══ Dataset section
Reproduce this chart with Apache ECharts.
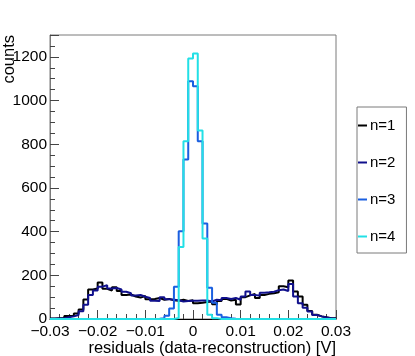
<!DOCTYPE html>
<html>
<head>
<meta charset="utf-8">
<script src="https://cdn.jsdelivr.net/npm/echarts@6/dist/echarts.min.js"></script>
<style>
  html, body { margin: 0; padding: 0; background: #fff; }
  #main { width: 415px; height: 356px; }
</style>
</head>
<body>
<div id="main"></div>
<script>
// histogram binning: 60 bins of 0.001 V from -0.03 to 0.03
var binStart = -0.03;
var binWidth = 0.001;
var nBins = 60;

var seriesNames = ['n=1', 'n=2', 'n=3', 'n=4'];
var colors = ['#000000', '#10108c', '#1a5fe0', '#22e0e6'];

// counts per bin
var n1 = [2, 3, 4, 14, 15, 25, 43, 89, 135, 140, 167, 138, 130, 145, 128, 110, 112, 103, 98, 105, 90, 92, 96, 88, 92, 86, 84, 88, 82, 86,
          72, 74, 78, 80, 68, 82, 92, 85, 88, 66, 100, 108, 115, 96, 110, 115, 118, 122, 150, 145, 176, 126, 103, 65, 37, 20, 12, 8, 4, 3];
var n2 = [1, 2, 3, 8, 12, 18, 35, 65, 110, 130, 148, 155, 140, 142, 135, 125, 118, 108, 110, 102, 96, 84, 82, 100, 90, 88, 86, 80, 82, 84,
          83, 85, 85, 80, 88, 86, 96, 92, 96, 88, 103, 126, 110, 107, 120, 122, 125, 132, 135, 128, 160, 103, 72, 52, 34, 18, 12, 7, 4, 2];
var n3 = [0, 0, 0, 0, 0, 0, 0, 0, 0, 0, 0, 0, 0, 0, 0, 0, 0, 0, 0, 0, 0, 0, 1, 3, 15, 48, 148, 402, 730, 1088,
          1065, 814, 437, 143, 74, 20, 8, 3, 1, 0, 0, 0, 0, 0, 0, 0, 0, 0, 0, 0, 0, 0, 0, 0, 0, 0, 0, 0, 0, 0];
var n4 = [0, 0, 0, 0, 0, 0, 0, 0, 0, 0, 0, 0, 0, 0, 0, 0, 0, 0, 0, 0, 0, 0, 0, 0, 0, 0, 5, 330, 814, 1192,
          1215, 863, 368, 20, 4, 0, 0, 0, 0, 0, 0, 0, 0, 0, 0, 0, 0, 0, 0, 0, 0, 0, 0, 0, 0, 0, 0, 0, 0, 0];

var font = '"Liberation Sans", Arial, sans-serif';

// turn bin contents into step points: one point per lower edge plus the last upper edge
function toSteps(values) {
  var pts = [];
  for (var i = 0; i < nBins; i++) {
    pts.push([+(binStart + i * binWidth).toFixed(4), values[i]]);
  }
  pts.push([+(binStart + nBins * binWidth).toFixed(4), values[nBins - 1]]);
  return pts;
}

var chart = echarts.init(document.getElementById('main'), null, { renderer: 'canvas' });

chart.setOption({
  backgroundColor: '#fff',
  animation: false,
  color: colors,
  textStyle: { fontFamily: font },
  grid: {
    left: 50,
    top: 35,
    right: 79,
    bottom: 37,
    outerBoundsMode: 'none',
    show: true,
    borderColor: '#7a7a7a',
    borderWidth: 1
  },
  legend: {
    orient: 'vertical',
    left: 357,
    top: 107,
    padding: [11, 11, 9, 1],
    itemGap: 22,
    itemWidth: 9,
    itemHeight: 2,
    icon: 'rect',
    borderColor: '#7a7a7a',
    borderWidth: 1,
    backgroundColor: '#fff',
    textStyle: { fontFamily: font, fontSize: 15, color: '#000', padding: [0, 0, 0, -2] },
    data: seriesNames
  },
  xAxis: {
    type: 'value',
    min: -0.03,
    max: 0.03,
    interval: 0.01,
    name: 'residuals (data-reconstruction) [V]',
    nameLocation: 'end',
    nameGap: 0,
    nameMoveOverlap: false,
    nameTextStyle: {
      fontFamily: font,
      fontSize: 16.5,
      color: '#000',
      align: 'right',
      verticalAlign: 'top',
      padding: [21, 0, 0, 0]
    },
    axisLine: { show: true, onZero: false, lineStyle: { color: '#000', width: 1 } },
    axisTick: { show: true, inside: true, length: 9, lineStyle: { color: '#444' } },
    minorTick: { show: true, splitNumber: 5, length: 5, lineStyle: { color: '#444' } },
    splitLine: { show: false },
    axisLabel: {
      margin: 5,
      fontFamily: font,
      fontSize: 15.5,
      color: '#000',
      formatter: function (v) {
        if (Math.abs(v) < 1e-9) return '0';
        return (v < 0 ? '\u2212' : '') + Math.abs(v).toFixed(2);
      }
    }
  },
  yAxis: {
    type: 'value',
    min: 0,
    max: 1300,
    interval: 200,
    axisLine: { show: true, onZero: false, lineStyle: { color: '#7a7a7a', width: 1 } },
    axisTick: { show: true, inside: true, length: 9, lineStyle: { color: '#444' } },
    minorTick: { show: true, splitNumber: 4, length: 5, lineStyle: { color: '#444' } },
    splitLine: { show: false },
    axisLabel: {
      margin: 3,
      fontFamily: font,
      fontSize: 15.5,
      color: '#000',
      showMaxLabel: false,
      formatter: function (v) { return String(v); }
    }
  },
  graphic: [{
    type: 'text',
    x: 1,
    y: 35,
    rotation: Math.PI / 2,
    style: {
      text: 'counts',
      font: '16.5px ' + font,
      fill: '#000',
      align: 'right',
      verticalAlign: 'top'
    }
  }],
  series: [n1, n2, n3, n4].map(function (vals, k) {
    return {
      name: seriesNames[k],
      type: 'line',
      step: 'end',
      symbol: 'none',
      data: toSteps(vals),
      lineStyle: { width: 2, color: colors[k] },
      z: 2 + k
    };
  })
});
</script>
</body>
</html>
════
Goal
Keep the pictures out of the copy and write out the data exactly as it stands.

Answer to this exercise
Reproduce this chart with Apache ECharts.
<!DOCTYPE html>
<html>
<head>
<meta charset="utf-8">
<script src="https://cdn.jsdelivr.net/npm/echarts@6/dist/echarts.min.js"></script>
<style>
  html, body { margin: 0; padding: 0; background: #fff; }
  #main { width: 415px; height: 356px; }
</style>
</head>
<body>
<div id="main"></div>
<script>
// histogram binning: 60 bins of 0.001 V from -0.03 to 0.03
var binStart = -0.03;
var binWidth = 0.001;
var nBins = 60;

var seriesNames = ['n=1', 'n=2', 'n=3', 'n=4'];
var colors = ['#000000', '#10108c', '#1a5fe0', '#22e0e6'];

// counts per bin
var n1 = [2, 3, 4, 14, 15, 25, 43, 89, 135, 140, 167, 138, 130, 145, 128, 110, 112, 103, 98, 105, 90, 92, 96, 88, 92, 86, 84, 88, 82, 86,
          72, 74, 78, 80, 68, 82, 92, 85, 88, 66, 100, 108, 115, 96, 110, 115, 118, 122, 150, 145, 176, 126, 103, 65, 37, 20, 12, 8, 4, 3];
var n2 = [1, 2, 3, 8, 12, 18, 35, 65, 110, 130, 148, 155, 140, 142, 135, 125, 118, 108, 110, 102, 96, 84, 82, 100, 90, 88, 86, 80, 82, 84,
          83, 85, 85, 80, 88, 86, 96, 92, 96, 88, 103, 126, 110, 107, 120, 122, 125, 132, 135, 128, 160, 103, 72, 52, 34, 18, 12, 7, 4, 2];
var n3 = [0, 0, 0, 0, 0, 0, 0, 0, 0, 0, 0, 0, 0, 0, 0, 0, 0, 0, 0, 0, 0, 0, 1, 3, 15, 48, 148, 402, 730, 1088,
          1065, 814, 437, 143, 74, 20, 8, 3, 1, 0, 0, 0, 0, 0, 0, 0, 0, 0, 0, 0, 0, 0, 0, 0, 0, 0, 0, 0, 0, 0];
var n4 = [0, 0, 0, 0, 0, 0, 0, 0, 0, 0, 0, 0, 0, 0, 0, 0, 0, 0, 0, 0, 0, 0, 0, 0, 0, 0, 5, 330, 814, 1192,
          1215, 863, 368, 20, 4, 0, 0, 0, 0, 0, 0, 0, 0, 0, 0, 0, 0, 0, 0, 0, 0, 0, 0, 0, 0, 0, 0, 0, 0, 0];

var font = '"Liberation Sans", Arial, sans-serif';

// turn bin contents into step points: one point per lower edge plus the last upper edge
function toSteps(values) {
  var pts = [];
  for (var i = 0; i < nBins; i++) {
    pts.push([+(binStart + i * binWidth).toFixed(4), values[i]]);
  }
  pts.push([+(binStart + nBins * binWidth).toFixed(4), values[nBins - 1]]);
  return pts;
}

var chart = echarts.init(document.getElementById('main'), null, { renderer: 'canvas' });

chart.setOption({
  backgroundColor: '#fff',
  animation: false,
  color: colors,
  textStyle: { fontFamily: font },
  grid: {
    left: 50,
    top: 35,
    right: 79,
    bottom: 37,
    outerBoundsMode: 'none',
    show: true,
    borderColor: '#7a7a7a',
    borderWidth: 1
  },
  legend: {
    orient: 'vertical',
    left: 357,
    top: 107,
    padding: [11, 11, 9, 1],
    itemGap: 22,
    itemWidth: 9,
    itemHeight: 2,
    icon: 'rect',
    borderColor: '#7a7a7a',
    borderWidth: 1,
    backgroundColor: '#fff',
    textStyle: { fontFamily: font, fontSize: 15, color: '#000', padding: [0, 0, 0, -2] },
    data: seriesNames
  },
  xAxis: {
    type: 'value',
    min: -0.03,
    max: 0.03,
    interval: 0.01,
    name: 'residuals (data-reconstruction) [V]',
    nameLocation: 'end',
    nameGap: 0,
    nameMoveOverlap: false,
    nameTextStyle: {
      fontFamily: font,
      fontSize: 16.5,
      color: '#000',
      align: 'right',
      verticalAlign: 'top',
      padding: [21, 0, 0, 0]
    },
    axisLine: { show: true, onZero: false, lineStyle: { color: '#000', width: 1 } },
    axisTick: { show: true, inside: true, length: 9, lineStyle: { color: '#444' } },
    minorTick: { show: true, splitNumber: 5, length: 5, lineStyle: { color: '#444' } },
    splitLine: { show: false },
    axisLabel: {
      margin: 5,
      fontFamily: font,
      fontSize: 15.5,
      color: '#000',
      formatter: function (v) {
        if (Math.abs(v) < 1e-9) return '0';
        return (v < 0 ? '\u2212' : '') + Math.abs(v).toFixed(2);
      }
    }
  },
  yAxis: {
    type: 'value',
    min: 0,
    max: 1300,
    interval: 200,
    axisLine: { show: true, onZero: false, lineStyle: { color: '#7a7a7a', width: 1 } },
    axisTick: { show: true, inside: true, length: 9, lineStyle: { color: '#444' } },
    minorTick: { show: true, splitNumber: 4, length: 5, lineStyle: { color: '#444' } },
    splitLine: { show: false },
    axisLabel: {
      margin: 3,
      fontFamily: font,
      fontSize: 15.5,
      color: '#000',
      showMaxLabel: false,
      formatter: function (v) { return String(v); }
    }
  },
  graphic: [{
    type: 'text',
    x: 1,
    y: 35,
    rotation: Math.PI / 2,
    style: {
      text: 'counts',
      font: '16.5px ' + font,
      fill: '#000',
      align: 'right',
      verticalAlign: 'top'
    }
  }],
  series: [n1, n2, n3, n4].map(function (vals, k) {
    return {
      name: seriesNames[k],
      type: 'line',
      step: 'end',
      symbol: 'none',
      data: toSteps(vals),
      lineStyle: { width: 2, color: colors[k] },
      z: 2 + k
    };
  })
});
</script>
</body>
</html>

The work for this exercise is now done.